Although Missouri is seen as anti-union, unions have been steadily getting bigger and growing in the great state. The unionization rate in Missouri was higher than the national rate for the first time in 17 years, which goes to show they are only going to keep growing and people like the idea more than ever.
Missouri unions also added 25,000 members in 2018, and the two-year winning streak gave the state a higher unionization rate than the nation for the first time since 2003. Nationally, 10.3% of workers were union members last year, down from 10.5% the year before.
The latest numbers put Jake Hummel, secretary-treasurer of the Missouri AFL-CIO, in an upbeat mood. “I certainly hope they’re sustainable,” he said. “We’ve seen an uptick in organizing in recent years.”
Recent organizing victories, Hummel said, resulted in about 300 cafeteria workers at St.
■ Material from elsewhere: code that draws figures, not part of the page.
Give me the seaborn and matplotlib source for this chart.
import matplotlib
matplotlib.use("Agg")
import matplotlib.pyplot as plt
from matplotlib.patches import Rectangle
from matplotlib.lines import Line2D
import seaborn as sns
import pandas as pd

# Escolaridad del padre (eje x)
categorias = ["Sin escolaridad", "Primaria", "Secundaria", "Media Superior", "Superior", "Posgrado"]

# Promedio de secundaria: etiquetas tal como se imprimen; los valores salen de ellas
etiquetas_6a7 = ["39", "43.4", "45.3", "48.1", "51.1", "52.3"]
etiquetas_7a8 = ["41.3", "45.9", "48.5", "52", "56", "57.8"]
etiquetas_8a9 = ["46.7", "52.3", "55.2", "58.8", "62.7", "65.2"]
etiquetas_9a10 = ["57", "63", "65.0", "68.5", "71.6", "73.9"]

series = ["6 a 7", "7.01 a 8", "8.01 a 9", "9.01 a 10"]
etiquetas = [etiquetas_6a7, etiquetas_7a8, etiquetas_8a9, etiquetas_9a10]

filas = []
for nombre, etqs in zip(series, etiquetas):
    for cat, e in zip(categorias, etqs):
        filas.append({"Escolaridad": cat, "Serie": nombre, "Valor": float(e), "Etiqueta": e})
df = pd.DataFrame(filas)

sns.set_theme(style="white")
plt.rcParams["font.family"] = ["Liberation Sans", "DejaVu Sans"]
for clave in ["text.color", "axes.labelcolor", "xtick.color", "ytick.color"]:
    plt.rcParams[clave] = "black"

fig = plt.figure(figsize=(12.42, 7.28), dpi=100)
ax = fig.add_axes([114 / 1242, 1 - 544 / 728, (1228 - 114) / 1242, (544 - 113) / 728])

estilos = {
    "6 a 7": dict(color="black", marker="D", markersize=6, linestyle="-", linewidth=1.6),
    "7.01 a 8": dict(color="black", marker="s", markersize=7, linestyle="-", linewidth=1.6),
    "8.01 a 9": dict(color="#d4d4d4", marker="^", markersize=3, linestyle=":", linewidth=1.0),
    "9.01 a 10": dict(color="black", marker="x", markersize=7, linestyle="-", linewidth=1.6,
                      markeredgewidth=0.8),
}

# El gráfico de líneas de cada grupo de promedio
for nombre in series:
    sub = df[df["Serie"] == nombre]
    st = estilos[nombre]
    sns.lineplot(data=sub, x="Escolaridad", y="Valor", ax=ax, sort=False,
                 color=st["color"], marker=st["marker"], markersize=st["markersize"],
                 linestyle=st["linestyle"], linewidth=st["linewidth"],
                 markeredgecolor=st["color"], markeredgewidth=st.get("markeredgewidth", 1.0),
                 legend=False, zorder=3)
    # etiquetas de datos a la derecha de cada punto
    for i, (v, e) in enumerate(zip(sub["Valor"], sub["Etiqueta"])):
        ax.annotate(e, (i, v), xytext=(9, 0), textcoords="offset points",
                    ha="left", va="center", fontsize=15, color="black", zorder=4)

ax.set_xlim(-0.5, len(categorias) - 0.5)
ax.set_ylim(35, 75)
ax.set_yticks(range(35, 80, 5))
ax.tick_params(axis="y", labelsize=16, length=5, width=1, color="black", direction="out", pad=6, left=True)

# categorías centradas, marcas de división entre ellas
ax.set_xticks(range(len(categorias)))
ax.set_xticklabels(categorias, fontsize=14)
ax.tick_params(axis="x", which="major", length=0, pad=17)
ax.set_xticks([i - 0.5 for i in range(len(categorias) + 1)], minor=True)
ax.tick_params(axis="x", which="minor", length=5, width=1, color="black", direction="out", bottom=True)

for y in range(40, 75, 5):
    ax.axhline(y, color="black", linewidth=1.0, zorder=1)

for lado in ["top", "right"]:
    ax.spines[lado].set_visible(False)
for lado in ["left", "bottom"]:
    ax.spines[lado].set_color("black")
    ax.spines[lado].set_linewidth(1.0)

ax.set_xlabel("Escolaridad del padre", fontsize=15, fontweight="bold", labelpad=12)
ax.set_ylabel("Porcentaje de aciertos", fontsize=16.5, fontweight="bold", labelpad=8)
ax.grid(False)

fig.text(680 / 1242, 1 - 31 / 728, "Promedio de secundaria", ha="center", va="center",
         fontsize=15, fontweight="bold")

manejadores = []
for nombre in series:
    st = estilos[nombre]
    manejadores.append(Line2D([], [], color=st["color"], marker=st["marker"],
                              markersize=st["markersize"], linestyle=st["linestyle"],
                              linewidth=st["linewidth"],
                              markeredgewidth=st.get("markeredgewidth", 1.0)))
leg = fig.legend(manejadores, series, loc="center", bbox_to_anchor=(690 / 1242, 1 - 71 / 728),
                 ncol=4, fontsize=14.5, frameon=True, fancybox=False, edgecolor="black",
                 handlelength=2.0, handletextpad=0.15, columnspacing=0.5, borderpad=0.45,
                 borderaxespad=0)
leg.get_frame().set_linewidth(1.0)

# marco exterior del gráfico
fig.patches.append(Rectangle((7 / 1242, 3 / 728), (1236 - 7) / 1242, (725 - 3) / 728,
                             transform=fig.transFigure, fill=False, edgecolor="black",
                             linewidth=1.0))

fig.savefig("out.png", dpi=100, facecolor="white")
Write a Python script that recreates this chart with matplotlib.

Louis University, the University of Missouri-St. Louis and Webster University joining the Hotel Employees & Restaurant Employees Union, and brought 75 employees at Virbac, a pet products manufacturer in Bridgeton, into the Teamsters.
The membership numbers also got a boost from job growth. Missouri’s construction industry, which is heavily unionized, grew by 4,000 jobs last year. While overall manufacturing employment was flat, Boeing added 2,000 jobs and the state’s auto industry, including General Motors in Wentzville and Ford in Kansas City, is thriving.
Doug Swanson, who runs a labor studies program at UMSL, thinks unions’ higher profile is paying off. The right-to-work vote, he says, started a conversation that continues when construction unions send representatives to a high school career fair. Another good sign, he adds, was the strong public support last year in Wentzville for striking GM workers.